Iris Carpenter and her jeep buddies set out for Fifth Corps headquarters at Eupen along a road of hairpin turns bordered by pines. There is no more beautiful country in the Ardennes, but they had more on their minds than scenery. At one point an armored car headed out in front of them. “Better stay close behind,” the driver said. “This road is lousy with parachutists.” At Eupen the general was curt. Where had they come from? By which road? They’d best get back to Spa while they still could, and they shouldn’t dawdle there either. First Army headquarters was pulling out.
Seven times on the return trip low-flying Luftwaffe obliged them to hit the ditch. As they approached Spa, they came upon bumper-to-bumper trucks loaded with supplies, including gas and ammunition from a huge Allied dump, all retreating westward. Their fellow correspondents were stripping the press camp, piling maps and personal belongings into trucks. “Keep my room,” Iris told the sobbing proprietress at the Portugal. “I’ll be back soon.” On the way out of town people waved them goodbye, and when they passed the schoolhouse, the children were lined up singing “The Star-Spangled Banner.”
On December 20, four days into the battle, Carson first reported that the enemy was shooting American prisoners. In an incident occurring near Saint-Vith, German troops ambushed a supply and medical convoy, disarmed an unspecified number of GIs, marched them into a field with their hands above their heads, and opened fire. She also reported a more extensive massacre said to have taken place o
n the second day of battle:
A field artillery battery, supply troops and medics, numbering about 150, were moving south on a road in the vicinity of Malmedy. At a fork in the road the convoy saw tanks at a short distance dotting the woods on either side of the road. As the tanks opened fire, the Americans leaped into ditches. An ambulance trailing the convoy was fired on. Two wounded enlisted men were dragged from it, loaded on a tank by the Nazis and taken off down the road.
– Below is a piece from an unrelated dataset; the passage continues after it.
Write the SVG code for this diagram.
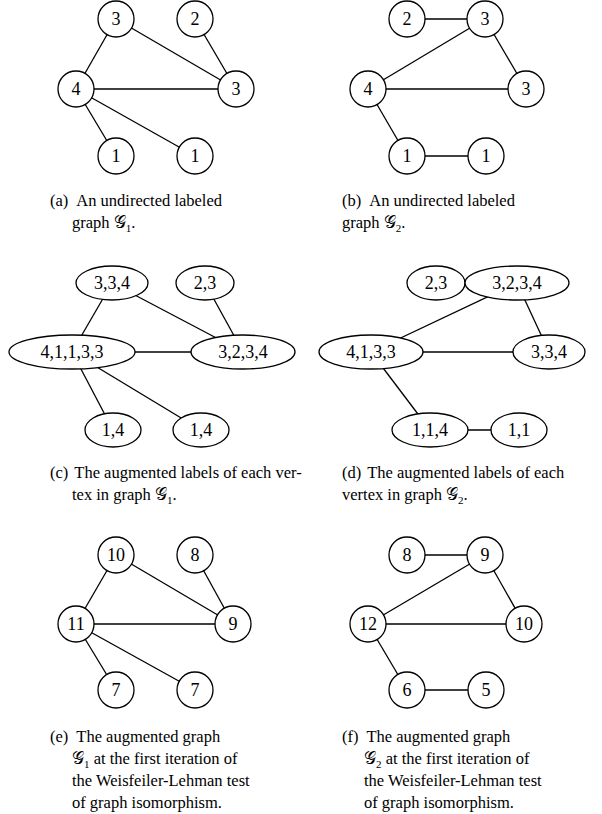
<svg xmlns="http://www.w3.org/2000/svg" width="602" height="814" viewBox="0 0 602 814">
<style>
.n{fill:#fff;stroke:#000;stroke-width:1.3}
.e line{stroke:#000;stroke-width:1.3}
text{font-family:"Liberation Serif","DejaVu Serif",serif;font-size:18px;fill:#000}
.l{text-anchor:middle;dominant-baseline:central}
.c text{font-size:16.5px}
</style>
<rect width="602" height="814" fill="#fff"/>
<g class="e" id="connectors">
<line x1="116" y1="19" x2="76" y2="89"/><line x1="116" y1="19" x2="236" y2="89"/><line x1="195" y1="19" x2="236" y2="89"/><line x1="76" y1="89" x2="236" y2="89"/><line x1="76" y1="89" x2="116" y2="156"/><line x1="76" y1="89" x2="195" y2="156"/>
<line x1="407" y1="19" x2="485" y2="19"/><line x1="485" y1="19" x2="368" y2="89"/><line x1="485" y1="19" x2="526" y2="89"/><line x1="368" y1="89" x2="526" y2="89"/><line x1="368" y1="89" x2="407" y2="156"/><line x1="407" y1="156" x2="486" y2="156"/>
<line x1="112" y1="283" x2="72" y2="352"/><line x1="112" y1="283" x2="243" y2="352"/><line x1="205" y1="283" x2="243" y2="352"/><line x1="72" y1="352" x2="243" y2="352"/><line x1="72" y1="352" x2="113" y2="430"/><line x1="72" y1="352" x2="201" y2="430"/>
<line x1="436" y1="283" x2="517" y2="283"/><line x1="517" y1="283" x2="371" y2="352"/><line x1="517" y1="283" x2="549" y2="352"/><line x1="371" y1="352" x2="549" y2="352"/><line x1="371" y1="352" x2="430" y2="430"/><line x1="430" y1="430" x2="519" y2="430"/>
<line x1="116" y1="555" x2="76" y2="624"/><line x1="116" y1="555" x2="233" y2="624"/><line x1="195" y1="555" x2="233" y2="624"/><line x1="76" y1="624" x2="233" y2="624"/><line x1="76" y1="624" x2="116" y2="690"/><line x1="76" y1="624" x2="195" y2="690"/>
<line x1="407" y1="555" x2="485" y2="555"/><line x1="485" y1="555" x2="368" y2="624"/><line x1="485" y1="555" x2="524" y2="624"/><line x1="368" y1="624" x2="524" y2="624"/><line x1="368" y1="624" x2="407" y2="690"/><line x1="407" y1="690" x2="486" y2="690"/>
</g>
<g id="a1"><circle class="n" cx="116" cy="19" r="18"/><text class="l" x="116" y="19">3</text></g>
<g id="a2"><circle class="n" cx="195" cy="19" r="18"/><text class="l" x="195" y="19">2</text></g>
<g id="a3"><circle class="n" cx="76" cy="89" r="18"/><text class="l" x="76" y="89">4</text></g>
<g id="a4"><circle class="n" cx="236" cy="89" r="18"/><text class="l" x="236" y="89">3</text></g>
<g id="a5"><circle class="n" cx="116" cy="156" r="18"/><text class="l" x="116" y="156">1</text></g>
<g id="a6"><circle class="n" cx="195" cy="156" r="18"/><text class="l" x="195" y="156">1</text></g>
<g id="b1"><circle class="n" cx="407" cy="19" r="18"/><text class="l" x="407" y="19">2</text></g>
<g id="b2"><circle class="n" cx="485" cy="19" r="18"/><text class="l" x="485" y="19">3</text></g>
<g id="b3"><circle class="n" cx="368" cy="89" r="18"/><text class="l" x="368" y="89">4</text></g>
<g id="b4"><circle class="n" cx="526" cy="89" r="18"/><text class="l" x="526" y="89">3</text></g>
<g id="b5"><circle class="n" cx="407" cy="156" r="18"/><text class="l" x="407" y="156">1</text></g>
<g id="b6"><circle class="n" cx="486" cy="156" r="18"/><text class="l" x="486" y="156">1</text></g>
<g id="c1"><ellipse class="n" cx="112" cy="283" rx="36" ry="17"/><text class="l" x="112" y="283">3,3,4</text></g>
<g id="c2"><ellipse class="n" cx="205" cy="283" rx="29" ry="17"/><text class="l" x="205" y="283">2,3</text></g>
<g id="c3"><ellipse class="n" cx="72" cy="352" rx="63" ry="17"/><text class="l" x="72" y="352">4,1,1,3,3</text></g>
<g id="c4"><ellipse class="n" cx="243" cy="352" rx="52" ry="17"/><text class="l" x="243" y="352">3,2,3,4</text></g>
<g id="c5"><ellipse class="n" cx="113" cy="430" rx="28" ry="17"/><text class="l" x="113" y="430">1,4</text></g>
<g id="c6"><ellipse class="n" cx="201" cy="430" rx="28" ry="17"/><text class="l" x="201" y="430">1,4</text></g>
<g id="d1"><ellipse class="n" cx="436" cy="283" rx="29" ry="17"/><text class="l" x="436" y="283">2,3</text></g>
<g id="d2"><ellipse class="n" cx="517" cy="283" rx="52" ry="17"/><text class="l" x="517" y="283">3,2,3,4</text></g>
<g id="d3"><ellipse class="n" cx="371" cy="352" rx="52" ry="17"/><text class="l" x="371" y="352">4,1,3,3</text></g>
<g id="d4"><ellipse class="n" cx="549" cy="352" rx="36" ry="17"/><text class="l" x="549" y="352">3,3,4</text></g>
<g id="d5"><ellipse class="n" cx="430" cy="430" rx="38" ry="17"/><text class="l" x="430" y="430">1,1,4</text></g>
<g id="d6"><ellipse class="n" cx="519" cy="430" rx="28" ry="17"/><text class="l" x="519" y="430">1,1</text></g>
<g id="e1"><circle class="n" cx="116" cy="555" r="18"/><text class="l" x="116" y="555">10</text></g>
<g id="e2"><circle class="n" cx="195" cy="555" r="18"/><text class="l" x="195" y="555">8</text></g>
<g id="e3"><circle class="n" cx="76" cy="624" r="18"/><text class="l" x="76" y="624">11</text></g>
<g id="e4"><circle class="n" cx="233" cy="624" r="18"/><text class="l" x="233" y="624">9</text></g>
<g id="e5"><circle class="n" cx="116" cy="690" r="18"/><text class="l" x="116" y="690">7</text></g>
<g id="e6"><circle class="n" cx="195" cy="690" r="18"/><text class="l" x="195" y="690">7</text></g>
<g id="f1"><circle class="n" cx="407" cy="555" r="18"/><text class="l" x="407" y="555">8</text></g>
<g id="f2"><circle class="n" cx="485" cy="555" r="18"/><text class="l" x="485" y="555">9</text></g>
<g id="f3"><circle class="n" cx="368" cy="624" r="18"/><text class="l" x="368" y="624">12</text></g>
<g id="f4"><circle class="n" cx="524" cy="624" r="18"/><text class="l" x="524" y="624">10</text></g>
<g id="f5"><circle class="n" cx="407" cy="690" r="18"/><text class="l" x="407" y="690">6</text></g>
<g id="f6"><circle class="n" cx="486" cy="690" r="18"/><text class="l" x="486" y="690">5</text></g>
<g id="captions" class="c">
<text x="50" y="206">(a)<tspan dx="8">An undirected labeled</tspan></text>
<text x="72" y="228">graph 𝒢<tspan font-size="11" dy="4">1</tspan><tspan dy="-4">.</tspan></text>
<text x="342" y="206">(b)<tspan dx="8">An undirected labeled</tspan></text>
<text x="342" y="228">graph 𝒢<tspan font-size="11" dy="4">2</tspan><tspan dy="-4">.</tspan></text>
<text x="50" y="478">(c)<tspan dx="6">The augmented labels of each ver-</tspan></text>
<text x="72" y="500">tex in graph 𝒢<tspan font-size="11" dy="4">1</tspan><tspan dy="-4">.</tspan></text>
<text x="342" y="478">(d)<tspan dx="6">The augmented labels of each</tspan></text>
<text x="342" y="500">vertex in graph 𝒢<tspan font-size="11" dy="4">2</tspan><tspan dy="-4">.</tspan></text>
<text x="50" y="742">(e)<tspan dx="8">The augmented graph</tspan></text>
<text x="72" y="764">𝒢<tspan font-size="11" dy="4">1</tspan><tspan dy="-4"> at the first iteration of</tspan></text>
<text x="72" y="786">the Weisfeiler-Lehman test</text>
<text x="72" y="808">of graph isomorphism.</text>
<text x="342" y="742">(f)<tspan dx="8">The augmented graph</tspan></text>
<text x="364" y="764">𝒢<tspan font-size="11" dy="4">2</tspan><tspan dy="-4"> at the first iteration of</tspan></text>
<text x="364" y="786">the Weisfeiler-Lehman test</text>
<text x="364" y="808">of graph isomorphism.</text>
</g>
</svg>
The others were rounded up, disarmed and robbed and then marched to a nearby clearing, lined up in ranks and searched again.... Then the killers in the tank, parked some 50 or 60 feet away, opened up. The wounded crumpled and others, pretending to be hit, fell with them. Machine-guns on the tanks continued to fire into the writhing mass. The Germans kicked their way through this bloody tangle and answered the cries of wounded for help with pistol shots.
Carson’s dispatch was an early, bare-bones account of what became known as the Malmedy Massacre. Later, when the site was recaptured, victims were tagged and photographed where they had fallen in the snow. Eighty-six Americans lay dead; four survived to tell the tale. The photographs would later be used as evidence at the Nuremberg trials in the prosecution of the German officer in charge.
During the first week of battle, the First Army press camp moved twice. From Spa it retreated to a chateau near Liege, but when this was shelled until no glass was left in a single window, they relocated to a hotel in Chaudfontaine only just abandoned by headquarters.